RG “Il 97% delle donazioni che riceviamo provengono da privati. Dalla signora di Barcellona che ci dona la sua eredità, 118mila euro, a Pep Guardiola, da premi ricevuti alle squadre di calcio come il Manchester city o il Barcellona. Il 5% del nostro bilancio viene speso per logistica, comunicazione e stipendi. A bordo in questa missione siamo 18 persone, 3 dell’equipaggio. Io sono l’unico lavoratore stipendiato della Ong in quanto capo missione: tutti gli altri sono volontari”.
All’inizio di aprile sei stato audito in Senato insieme al direttore di Proactiva Open Arms, Oscar Camps. Alcuni senatori vi hanno rivolto domande come se foste sotto interrogatorio. Che cosa hai provato?

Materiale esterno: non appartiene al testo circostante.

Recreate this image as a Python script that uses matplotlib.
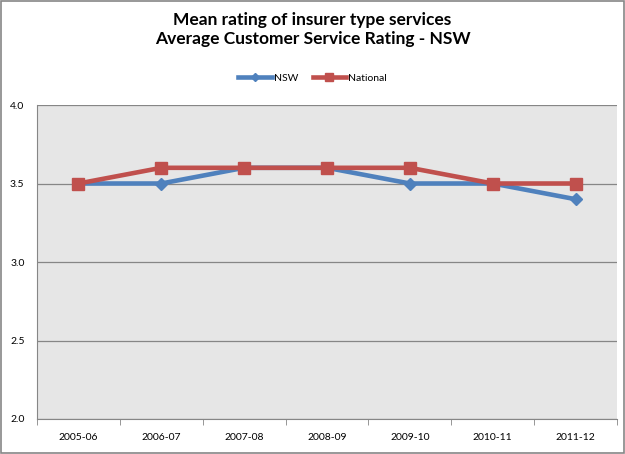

RG “Tristezza. Un membro della Commissione Difesa, dopo aver espresso il desiderio che ce ne andassimo, ha giocherellato con il tablet e fatto inavvertitamente partire un audio di una bambina, forse la nipote. Mi chiedo perché non vengano a bordo con noi. Lo spazio è aperto. Tutte le volte imbarchiamo due giornalisti indipendenti: siete gli occhi di quello che succede”.
La vostra base nel Mediterraneo è Malta. Perché?
RG “Siamo a Malta perché a livello logistico è il punto più vicino alla Libia e più gestibile. Ci sarebbe piaciuto stare a Lampedusa, anche perché è più bella, ma i voli sono complicati. È una semplice ragione logistica”.
1.092, i migranti morti accertati in mare dal primo gennaio al 27 aprile 2017 (fonte UNHCR)
Il procuratore di Catania, in Senato, ha stigmatizzato il fatto che le vostre imbarcazioni battano bandiere di Paesi non europei “non propriamente in prima fila per la collaborazione con le autorità giudiziarie”. Che ne dici?
RG “La Golfo Azzurro non è nostra, è affittata e batte bandiera di Panama. La Astral ci è stata prestata per queste operazioni da un imprenditore italiano che ha scelto di far battere bandiera inglese. Sono scelte che non dipendono da noi e che comunque non mi sembrano affatto problematiche. La Open Arms, la nave di proprietà di Proactiva, batte bandiera spagnola”.
Smetterete di lavorare?
RG “No, anzi. Entro metà maggio torneremo in acqua e continueremo a fare quello che le istituzioni europee, nei fatti, non fanno: salvare le persone”.